Part of the marketing concept has the roots in economics and therefore is today even more valid. The idea to shape the information and library service according to needs of the clientele which has to be defined by basical knowledge of readers and community information was also driven by economics. This has today developed to the fine picture used frequently today of buying rather a glass of milk than a whole cow (as a guideline for collections development) or the statement "collection should be not build just in case" (see also the paper of Mrs. Mahnke). According to modern guidelines for collection development and services not every library can be for everybodyÕs need it is recognised that this is difficult, and will become even more difficult. Today this is not any longer necessary. But these ideas were also determined by economics and financial considerations.

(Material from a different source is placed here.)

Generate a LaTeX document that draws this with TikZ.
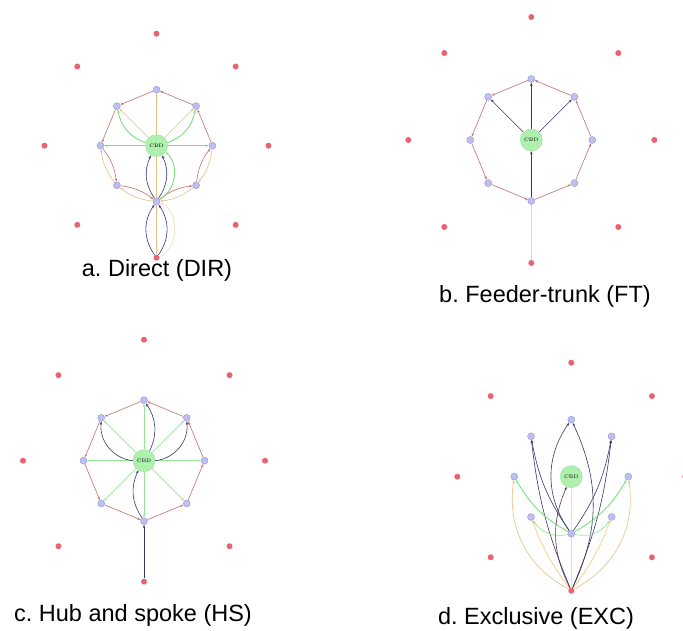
\documentclass[tikz,border=0pt]{standalone}
\usepackage{fontspec}
\newfontfamily\labfont{Liberation Sans}
\usetikzlibrary{arrows.meta,calc}
\pgfdeclarelayer{bg}
\pgfsetlayers{bg,main}
\definecolor{ringc}{RGB}{196,110,110}
\definecolor{tanc}{RGB}{232,190,130}
\definecolor{grn}{RGB}{120,225,120}
\definecolor{lgrn}{RGB}{150,230,150}
\definecolor{navyc}{RGB}{50,55,105}
\definecolor{palec}{RGB}{240,228,160}
\definecolor{bfill}{RGB}{190,190,240}
\definecolor{bdraw}{RGB}{150,150,215}
\definecolor{rfill}{RGB}{232,100,115}
\definecolor{gfill}{RGB}{175,240,175}
\definecolor{gdraw}{RGB}{150,225,150}
\definecolor{pinkc}{RGB}{240,205,205}
\tikzset{
 cbd/.style={circle,fill=gfill,draw=gdraw,line width=0.4pt,inner sep=0pt,minimum size=22pt,font=\fontsize{5}{5}\selectfont},
 innode/.style={circle,fill=bfill,draw=bdraw,line width=0.4pt,inner sep=0pt,minimum size=7pt},
 outnode/.style={circle,fill=rfill,draw=none,inner sep=0pt,minimum size=6pt},
 tipe/.style={-{Stealth[length=3.2pt,width=2.4pt]}},
 ring/.style={tipe,draw=ringc,line width=0.6pt},
 tane/.style={tipe,draw=tanc,line width=0.6pt},
 grne/.style={tipe,draw=grn,line width=1.2pt},
 lgrne/.style={tipe,draw=lgrn,line width=0.7pt},
 navye/.style={tipe,draw=navyc,line width=0.6pt},
 palee/.style={draw=palec,line width=0.7pt},
 captxt/.style={font=\labfont\fontsize{23.5}{28}\selectfont\frenchspacing,inner sep=0pt}
}
\newcommand\mkpanel[5]{%
  \node[cbd] (#1c) at (#2,#3) {CBD};
  \foreach \k in {0,...,7}{
    \node[innode] (#1\k) at ($(#2,#3)+(\k*45:#4)$) {};
    \node[outnode] (#1o\k) at ($(#2,#3)+(\k*45:#5)$) {};
  }}
\begin{document}
\begin{tikzpicture}[x=1pt,y=1pt]
\useasboundingbox (0,0) rectangle (683,631);
\mkpanel{a}{156.5}{485.3}{56}{112}
\mkpanel{b}{531.3}{491}{61}{123}
\mkpanel{c}{144}{170.3}{60.5}{121}
\mkpanel{d}{571.3}{154.3}{57}{114}
\node[captxt] (la) at (157,361) {a. Direct (DIR)};
\node[captxt] (lb) at (545,335) {b. Feeder-trunk (FT)};
\node[captxt] (lc) at (133,16) {c. Hub and spoke (HS)};
\node[captxt] (ld) at (536,13) {d. Exclusive (EXC)};
\begin{pgfonlayer}{bg}
% panel a
\foreach \i/\j in {0/1,1/2,2/3,3/4} \draw[ring] (a\i) -- (a\j);
\foreach \i/\j in {4/5,5/6,6/7,7/0} {
  \draw[ring] (a\i) to[bend left=15] (a\j);
  \draw[tane] (a\j) to[bend left=15] (a\i);
}
\draw[tane] (ac) -- (a1);
\draw[tane] (ac) -- (a3);
\draw[tane] (a6) -- (a2);
\draw[grne] (ac) -- (a0);
\draw[grne] (ac) -- (a4);
\draw[grne,line width=0.9pt] (ac) to[bend right=30] (a1);
\draw[grne,line width=0.9pt] (ac) to[bend left=30] (a3);
\draw[navye] (a6) to[bend left=30] (ac);
\draw[navye] (a6) to[bend right=30] (ac);
\draw[grne,line width=0.9pt] (a6) to[bend right=55] (ac);
\draw[navye] (ao6) to[bend left=35] (a6);
\draw[navye] (ao6) to[bend right=35] (a6);
\draw[tane] (ao6) -- (a6);
\draw[tane,draw=tanc!60] (ao6) to[bend right=70] (a6);
% panel b
\foreach \i in {0,...,7} {
  \pgfmathtruncatemacro\j{mod(\i+1,8)}
  \draw[ring] (b\i) -- (b\j);
}
\draw[navye] (bc) -- (b1);
\draw[navye] (bc) -- (b2);
\draw[navye] (bc) -- (b3);
\draw[navye] (b6) -- (bc);
\draw[draw=pinkc,line width=0.6pt] (bo6) -- (b6);
% panel c
\foreach \i in {0,...,7} {
  \pgfmathtruncatemacro\j{mod(\i+1,8)}
  \draw[ring] (c\i) -- (c\j);
  \draw[lgrne] (cc) -- (c\i);
}
\draw[navye] (cc) to[bend right=30] (c2);
\draw[navye] (cc) to[bend left=45] (c3);
\draw[navye] (cc) to[bend right=45] (c1);
\draw[navye] (c6) to[bend left=30] (cc);
\draw[navye] (co6) -- (c6);
% panel d
\draw[palee] (dc) -- (do6);
\draw[tane] (do6) to[bend left=35] (d4);
\draw[tane] (do6) to[bend right=35] (d0);
\draw[tane,draw=palec!70!orange] (do6) to[bend left=8] (d5);
\draw[tane,draw=palec!70!orange] (do6) to[bend right=8] (d7);
\draw[navye] (do6) to[bend left=8] (d3);
\draw[navye] (d6) to[bend left=12] (d3);
\draw[navye] (do6) to[bend right=8] (d1);
\draw[navye] (d6) to[bend right=12] (d1);
\draw[navye] (do6) to[bend right=25] (d2);
\draw[navye] (d6) to[bend left=35] (d2);
\draw[grne,line width=0.9pt] (d6) to[bend left=15] (d4);
\draw[grne,line width=0.9pt] (d6) to[bend right=15] (d0);
\draw[lgrne] (d6) to[bend left=35] (d5);
\draw[lgrne] (d6) to[bend right=35] (d7);
\draw[navye,draw=navyc!70!purple] (do6) to[bend left=25] (dc);
\end{pgfonlayer}
\end{tikzpicture}
\end{document}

Karl Stroetmann, today a consultant of the private enterprise in the given field "empirica" gave in the German Anglo conference l990(5) an overview about economic aspects of library and information services: "from administering books to managing information" setting the scene for a discussion about the different information culture in both countries, which was complemented by question of definition and terminology which were not so much of concern for British professionals. This kind of discussion was not so known in Great Britain which was more concerned in "income generations and cost recovery" (Pat Colment). Marketing and evaluation of services and systems since these days show the double face of this one phenomena. Marketing always requires evaluation, in these days is mostly determined by cost effectiveness and marketing orientation. "If we were to make a case for the survival and prosperity of libraries and information centres... we ought to think automatically in terms of cost effectiveness" said Maurice Line, President of these days of the Library Association. We will come back to the question whether this is valid any more.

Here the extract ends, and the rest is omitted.